Sì, fu qualcosa che sconvolse completamente gli uomini che non erano assolutamente preparati a questa cosa: la scoperta della guerra chimica! Nel libro racconto della prima volta che vennero usati i gas in  Italia. E lo stupore, l’orrore di questi uomini che non capivano; le prime maschere antigas erano assolutamente insufficienti; i manuali militari davano delle istruzioni ridicole perché dovevano fare  tutta una serie di operazioni mentre arrivava il gas e la speranza era che il vento girasse e riportasse il gas a chi l’aveva lanciato.

Le industrie di guerra si sono arricchite in modo spaventoso.
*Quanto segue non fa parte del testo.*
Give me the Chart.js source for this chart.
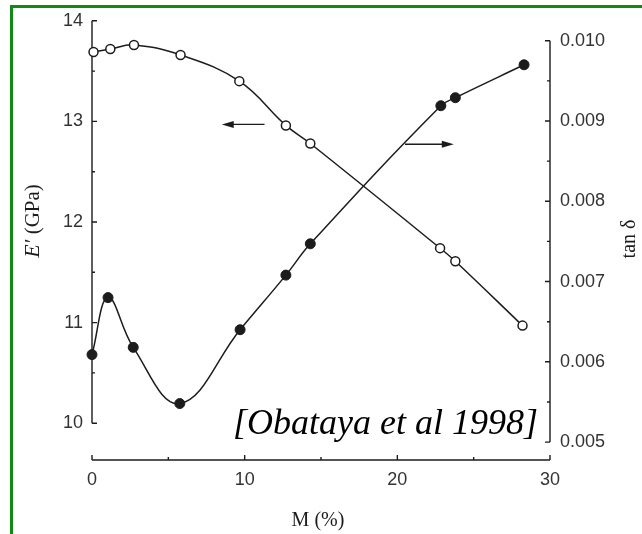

Ad esempio quelle italiane che all’inizio del conflitto con un fatturato di pochi milioni di lire, alla fine arrivava a centinaia di milioni, proprio sfruttando questa situazione di belligeranza…

Distinguiamo, di sicuro ci furono quelli che approfittarono della guerra, c’erano gli interventisti che speravano nella guerra per fare affari. sfruttavano la situazione. Ci furono quelli che mandarono materiale scadente e altri che lo mandarono buono.

Carlo Emilio Gadda era arrabbiatissimo con lo stato maggiore perché riforniva i soldati di  materiale scadente, nel suo “Diario di guerra e di prigionia” ebbe a dire tra l’altro: “ora tutti declinano le responsabilità: i fornitori ai materiali, i collaudatori ai fornitori, gli ufficiali superiori agli inferiori attribuiscono la colpa; tutti si levano dal proprio posto quando le responsabilità stringono…”

Appunto.

Mi dispiace, ma devo concludere qui, perché devo partire subito  per Milano. Ma dato che lei scrive per RagusaOggi, voglio segnalare l’uscita  del nuovo libro ”POSSA IL MIO SANGUE SERVIRE  Uomini e  donne  della resistenza”, ed evidentemente si tratta della seconda guerra mondiale, c’è questa lettera, scritta da un ragusano  Antonio Brancati 23 anni studente siciliano di Ispica (Ragusa),  che fu catturato in un rastrellamento in Toscana e fucilato insieme ad altri 10 compagni, il 22 marzo 1944.

Scrive una bellissima lettera  ai genitori che io cito nel libro.

 

“Carissimi genitori,

non so se mi sarà possibile potervi rivedere, per la qual cosa vi scrivo questa lettera. Sono stato condannato a morte per non essermi associato a coloro che vogliono distruggere l’Italia.

Vi giuro di non aver commessa nessuna colpa se non quella di aver voluto più bene di costoro all’Italia, nostra amabile e martoriata Patria.

Voi potete dire questo sempre  a voce alta dinanzi a tutti.

Se muoio, muoio innocente.

Vi prego di perdonarmi  se qualche volta vi ho fatto arrabbiare,  vi ho disobbedito, ero  allora un ragazzo.

Solo pregate per me il buon Dio. Non prendetevi parecchi pensieri. Fate del bene ai poveri per la salvezza della mia povera anima. Vi ringrazio per quanto avete  fatto per me e perla mia educazione. Speriamo che Iddio vi dia giusta ricompensa.

Baciate per me tutti i fratelli: Felice, Costantino, Luigi, Vincenzo e Alberto e la mia cara fidanzata.

Dispiacente tanto  se non ci rivedremo su questa terra; ma ci rivedremo lassù, in un luogo più bello, più giusto e più santo.

Ricordatevi sempre di me.

Un forte bacione

Antonio

 

Sappiate che il vostro Antonio penserà sempre a voi anche dopo morto e che vi guarderà dal cielo.”